You also have to factor in how terrible post-doc pay and job security is, just to have a shot at getting on the tenure track. In the US it's half of that 80k number in bio research.
We also need to dispel the myth that tenure track academic roles are the only jobs for scientists. In my field, one can have a wonderful, decently-paying career working in some of the most desirable places in the US if they go the national lab route. There's also a thriving private sector which will just get bigger. This doesn't even factor in the exit ramp careers if, late in the game, a student realizes that "science" isn't quite what they want to do for their 9-5 - e.g., trading in all of those hundreds or thousands of hours grinding data analyses for their Masters/PhD for a career in data science or software engineering.

We should make sure that folks understand a modern career in science may look, from a salary and QoL perspective, quite like a doctor or other professional. High-stress, relatively low-pay, challenging from your late teens to late twenties, then a rapid increase in earning power and opportunity into your early thirties.

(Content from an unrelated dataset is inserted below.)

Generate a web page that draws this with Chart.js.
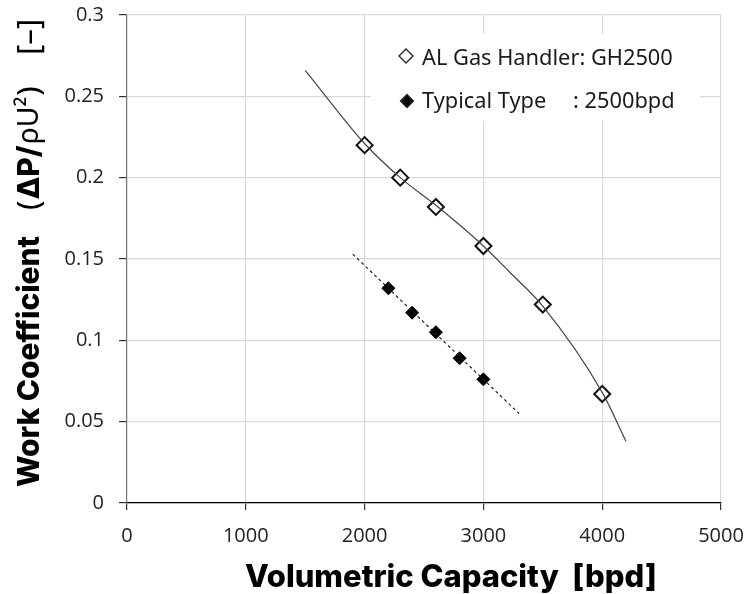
<!DOCTYPE html>
<html>
<head>
    <title>Work Coefficient vs Volumetric Capacity</title>
    <script src="https://cdn.jsdelivr.net/npm/chart.js"></script>
    <style>
        body { margin: 0; background: #fff; }
        #wrap { width: 750px; height: 594px; }
    </style>
</head>
<body>
    <div id="wrap"><canvas id="chart" width="750" height="594"></canvas></div>

    <script>
        // AL Gas Handler GH2500 - measured points
        const ghX = [2000, 2300, 2600, 3000, 3500, 4000];
        const ghY = [0.220, 0.200, 0.182, 0.158, 0.122, 0.067];
        // trend curve
        const ghCurveX = [1500, 2000, 2300, 2600, 3000, 3220, 3500, 4000, 4200];
        const ghCurveY = [0.266, 0.221, 0.200, 0.183, 0.158, 0.142, 0.121, 0.068, 0.038];

        // Typical type 2500bpd
        const typX = [2200, 2400, 2600, 2800, 3000];
        const typY = [0.132, 0.117, 0.105, 0.089, 0.076];
        const typLineX = [1900, 3300];
        const typLineY = [0.153, 0.055];

        const xTicks = [0, 1000, 2000, 3000, 4000, 5000];
        const yTicks = [0, 0.05, 0.1, 0.15, 0.2, 0.25, 0.3];

        const legendLabels = ['AL Gas Handler: GH2500', 'Typical Type', ': 2500bpd'];

        const pts = (xs, ys) => xs.map((x, i) => ({ x: x, y: ys[i] }));

        const boldFam = '"Inter", "Liberation Sans", sans-serif';
        const textFam = '"Noto Sans", "Open Sans", sans-serif';

        function fitFont(ctx, text, weight, family, width) {
            ctx.font = weight + ' 20px ' + family;
            const w = ctx.measureText(text).width;
            return 20 * width / w;
        }

        function diamond(ctx, x, y, r, fill) {
            ctx.beginPath();
            ctx.moveTo(x, y - r);
            ctx.lineTo(x + r, y);
            ctx.lineTo(x, y + r);
            ctx.lineTo(x - r, y);
            ctx.closePath();
            ctx.fillStyle = fill ? '#000' : '#fff';
            ctx.fill();
            ctx.lineWidth = 1.3;
            ctx.strokeStyle = '#222';
            ctx.stroke();
        }

        const extras = {
            id: 'extras',
            beforeDatasetsDraw(chart) {
                const ctx = chart.ctx;
                ctx.save();
                // legend box
                ctx.fillStyle = '#fff';
                ctx.fillRect(371, 34, 329, 87);
                diamond(ctx, 406, 56, 7, false);
                diamond(ctx, 407, 101, 6.5, true);
                ctx.fillStyle = '#1a1a1a';
                ctx.textBaseline = 'alphabetic';
                ctx.textAlign = 'left';
                let s = fitFont(ctx, legendLabels[0], 'normal', textFam, 251);
                ctx.font = 'normal ' + s + 'px ' + textFam;
                ctx.fillText(legendLabels[0], 422, 65);
                ctx.fillText(legendLabels[1], 422, 108);
                ctx.fillText(legendLabels[2], 573, 108);
                ctx.restore();
            },
            afterDraw(chart) {
                const ctx = chart.ctx;
                ctx.save();
                ctx.fillStyle = '#000';
                ctx.textBaseline = 'middle';
                ctx.textAlign = 'left';
                // x title
                const xt = 'Volumetric Capacity  [bpd]';
                let s = fitFont(ctx, xt, '800', boldFam, 412);
                ctx.font = '800 ' + s + 'px ' + boldFam;
                ctx.fillText(xt, 245, 578);
                // y title, rotated
                ctx.translate(30, 487);
                ctx.rotate(-Math.PI / 2);
                const yt = 'Work Coefficient';
                s = fitFont(ctx, yt, '800', boldFam, 251);
                ctx.font = '800 ' + s + 'px ' + boldFam;
                ctx.fillText(yt, 0, 0);
                let x = 277;
                const parts = [
                    ['(', 'normal', textFam, 1.05],
                    ['\u0394P/', '800', boldFam, 1],
                    ['\u03C1U\u00B2', 'normal', textFam, 0.95],
                    [')', 'normal', textFam, 1.05]
                ];
                parts.forEach(p => {
                    ctx.font = p[1] + ' ' + (s * p[3]) + 'px ' + p[2];
                    ctx.fillText(p[0], x, 0);
                    x += ctx.measureText(p[0]).width + 1;
                });
                ctx.font = 'normal ' + (s * 1.05) + 'px ' + textFam;
                ctx.fillText('[\u2013]', 432, 0);
                ctx.restore();
            }
        };

        new Chart(document.getElementById('chart'), {
            type: 'scatter',
            data: {
                datasets: [
                    {
                        label: 'GH2500 trend',
                        data: pts(ghCurveX, ghCurveY),
                        showLine: true,
                        cubicInterpolationMode: 'monotone',
                        borderColor: '#444',
                        borderWidth: 1.2,
                        pointRadius: 0
                    },
                    {
                        label: 'Typical trend',
                        data: pts(typLineX, typLineY),
                        showLine: true,
                        borderColor: '#222',
                        borderWidth: 1.2,
                        borderDash: [3, 3],
                        pointRadius: 0
                    },
                    {
                        label: legendLabels[0],
                        data: pts(ghX, ghY),
                        pointStyle: 'rectRot',
                        pointRadius: 8,
                        pointBackgroundColor: '#fff',
                        pointBorderColor: '#111',
                        pointBorderWidth: 2
                    },
                    {
                        label: 'Typical Type : 2500bpd',
                        data: pts(typX, typY),
                        pointStyle: 'rectRot',
                        pointRadius: 6.5,
                        pointBackgroundColor: '#000',
                        pointBorderColor: '#000',
                        pointBorderWidth: 1
                    }
                ]
            },
            options: {
                responsive: false,
                animation: false,
                layout: { padding: { left: 0, top: 15, right: 29, bottom: 0 } },
                plugins: {
                    legend: { display: false },
                    tooltip: { enabled: false }
                },
                scales: {
                    x: {
                        type: 'linear',
                        min: 0,
                        max: 5000,
                        afterBuildTicks: s => { s.ticks = xTicks.map(v => ({ value: v })); },
                        afterFit: s => { s.height = 91; s.paddingLeft = 0; s.paddingRight = 0; },
                        border: { color: '#000', width: 1.2 },
                        grid: { color: '#d9d9d9', lineWidth: 1.2, tickColor: '#333', tickLength: 7 },
                        ticks: {
                            padding: 14,
                            color: '#222',
                            font: { family: '"Open Sans", sans-serif', size: 20 },
                            callback: v => String(v)
                        }
                    },
                    y: {
                        type: 'linear',
                        min: 0,
                        max: 0.3,
                        afterBuildTicks: s => { s.ticks = yTicks.map(v => ({ value: v })); },
                        afterFit: s => { s.width = 127; s.paddingTop = 0; s.paddingBottom = 0; },
                        border: { color: '#777', width: 1.2 },
                        grid: { color: '#d9d9d9', lineWidth: 1.2, tickColor: '#333', tickLength: 8 },
                        ticks: {
                            padding: 15,
                            color: '#222',
                            font: { family: '"Open Sans", sans-serif', size: 20 },
                            callback: v => String(v)
                        }
                    }
                }
            },
            plugins: [extras]
        });
    </script>
</body>
</html>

I completely agree, but I think most people who arrive at this perspective only reach this view after spending time in industry or adjacent to people working there.

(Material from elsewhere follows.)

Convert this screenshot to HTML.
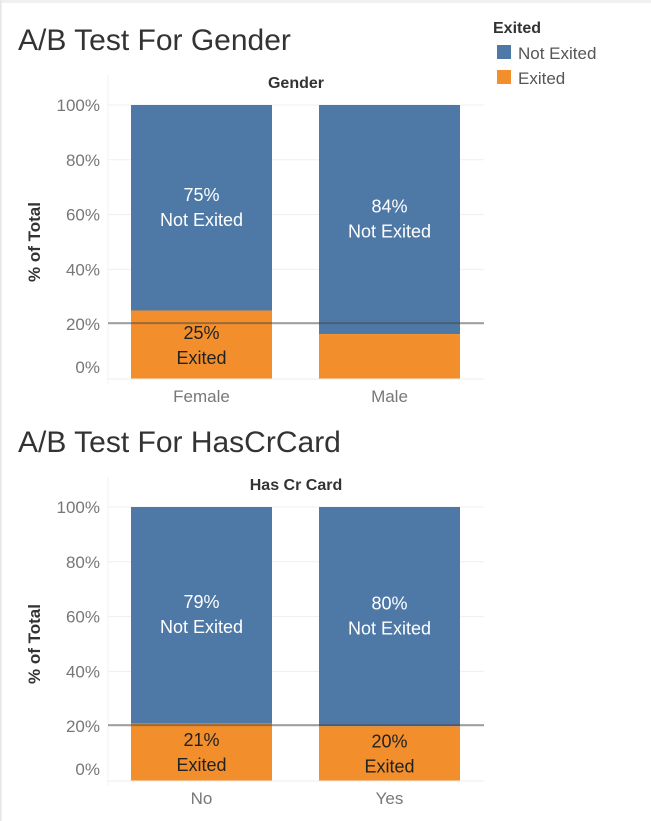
<!DOCTYPE html>
<html><head><meta charset="utf-8"><style>
html,body{margin:0;padding:0;background:#fff;}
svg{display:block;font-family:"Liberation Sans",sans-serif;}
</style></head><body>
<svg id="s" width="651" height="821">
<rect x="0" y="0" width="651" height="3" fill="#f0f0f0"/>
<rect x="0" y="0" width="1.5" height="821" fill="#e6e6e6"/>
<g>
<text x="493" y="33" font-size="16" font-weight="bold" fill="#333">Exited</text>
<rect x="497" y="45" width="14" height="14" fill="#4e79a7"/>
<text x="518" y="59" font-size="17" fill="#555">Not Exited</text>
<rect x="497" y="70" width="14" height="14" fill="#f28e2b"/>
<text x="518" y="84" font-size="17" fill="#555">Exited</text>
</g>
</svg>
<script>
const ticks=[0,20,40,60,80,100];
const tickLabels=["0%","20%","40%","60%","80%","100%"];
const genderCats=["Female","Male"];
const genderExited=[25,16.4];
const genderNotExited=[75,83.6];
const genderRef=20.4;
const cardCats=["No","Yes"];
const cardExited=[21,20];
const cardNotExited=[79,80];
const cardRef=20.4;

const NS="http://www.w3.org/2000/svg";
const svg=document.getElementById('s');
function mk(t,a,p){const e=document.createElementNS(NS,t);for(const k in a)e.setAttribute(k,a[k]);(p||svg).appendChild(e);return e;}

function chart(opt){
  const g=mk('g',{});
  
  
  const top=opt.top,bot=opt.bot,left=108,right=484;
  const y=v=>bot-(v/100)*(bot-top);
  const bandW=(right-left)/opt.cats.length;
  const bx=i=>left+bandW*i+23;
  const bw=141;
  const t=mk('text',{x:18,y:opt.titleY,'font-size':30,fill:'#333'},g);t.textContent=opt.title;
  
  
  const h=mk('text',{x:296,y:opt.headerY,'font-size':16,'font-weight':'bold',fill:'#333','text-anchor':'middle'},g);h.textContent=opt.header;
  
  
  const yt=mk('text',{transform:`translate(40,${(top+bot)/2}) rotate(-90)`,'font-size':17,'font-weight':'bold',fill:'#333','text-anchor':'middle'},g);yt.textContent="% of Total";
  
  
  mk('line',{x1:left,y1:top-30,x2:left,y2:bot+5,stroke:'#f2f2f2'},g);
  ticks.forEach((v,i)=>{
    const l=mk('line',{x1:left,x2:right,y1:y(v),y2:y(v),stroke:'#efefef'},g);
    
    
    const tl=mk('text',{x:100,y:v===0?y(v)-6:y(v)+6,'font-size':17,fill:'#777','text-anchor':'end'},g);tl.textContent=tickLabels[i];
    
    
  });
  opt.cats.forEach((c,i)=>{
    const ex=opt.exited[i],ne=opt.notExited[i];
    const r1=mk('rect',{x:bx(i),y:y(100),width:bw,height:y(ex)-y(100),fill:'#4e79a7'},g);
    
    
    const r2=mk('rect',{x:bx(i),y:y(ex),width:bw,height:y(0)-y(ex),fill:'#f28e2b'},g);
    
    
    const cx=bx(i)+bw/2;
    const m1=(y(100)+y(ex))/2;
    const a=mk('text',{x:cx,y:m1-7,'font-size':18,fill:'#fff','text-anchor':'middle'},g);a.textContent=Math.round(ne)+"%";
    
    
    const b=mk('text',{x:cx,y:m1+18,'font-size':18,fill:'#fff','text-anchor':'middle'},g);b.textContent="Not Exited";
    
    
    if(ex>=19){
      const m2=(y(ex)+y(0))/2;
      const c1=mk('text',{x:cx,y:m2-6,'font-size':18,fill:'#222','text-anchor':'middle'},g);c1.textContent=Math.round(ex)+"%";
      
      
      const c2=mk('text',{x:cx,y:m2+19,'font-size':18,fill:'#222','text-anchor':'middle'},g);c2.textContent="Exited";
      
      
    }
    const xl=mk('text',{x:cx,y:bot+23,'font-size':17,fill:'#777','text-anchor':'middle'},g);xl.textContent=c;
    
    
  });
  mk('line',{x1:left,x2:right,y1:bot,y2:bot,stroke:'#ececec'},g);
  const rl=mk('line',{x1:left,x2:right,y1:y(opt.ref),y2:y(opt.ref),stroke:'#444','stroke-opacity':0.5,'stroke-width':2},g);
  
  
}
chart({name:'gender-chart',title:'A/B Test For Gender',titleY:50,header:'Gender',headerY:88,top:105,bot:379,cats:genderCats,exited:genderExited,notExited:genderNotExited,ref:genderRef});
chart({name:'hascrcard-chart',title:'A/B Test For HasCrCard',titleY:452,header:'Has Cr Card',headerY:490,top:507,bot:781,cats:cardCats,exited:cardExited,notExited:cardNotExited,ref:cardRef});
</script>
</body></html>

A lot of the focus on tenure track jobs comes from professors and academics who dedicate their life almost solely in academic environments (so in their view, it’s a rather unhealthy attitude of academic tenure or bust). I’m not sure how feasible this is, but perhaps a work-study private sector summer internship could be an encouraged part of certain PhD, to widen perspectives and help both students and professors better understand the possibilities out there, which someone can be motivated to strive for, rather than settle for.

Absolutely. There have always been domains where industry roles have been just as sought after as academic ones - think Computer Science broadly, and all the opportunities one has with a PhD there. Other domains have been slow to catch on to this, but it seems like there has been an inflection point over the past 10 years where we're just so grossly overproducing PhDs in so many domains relative to academic jobs that there is mounting pressure on degree programs to revamp their training/prep for "alternative" career paths.

Myself and colleagues are definitely trying to encourage our alma mater to have more support for externships other opportunities in industry. I think things will continue to change - for the better, for early career scientists - over the next 5-10 years. If only because there is a workforce crisis in my field where skills like AI and software engineering are in extremely high demand, but even 3-4 years ago we actively discouraged PhD students from pursuing this type of work!

In my time as a PhD student (granted still there currently just at the finishing things up stage) I was actually part of founding an organization for students to basically do this. We invited speakers from different fields and had them talk about "alternative" career paths considering the current system basically assumes you want to become a professor. We also included a workshop every year where we would build in career skills and have professionals come and speak. You learn very quickly that there is an incredible range of activities one can do with a PhD.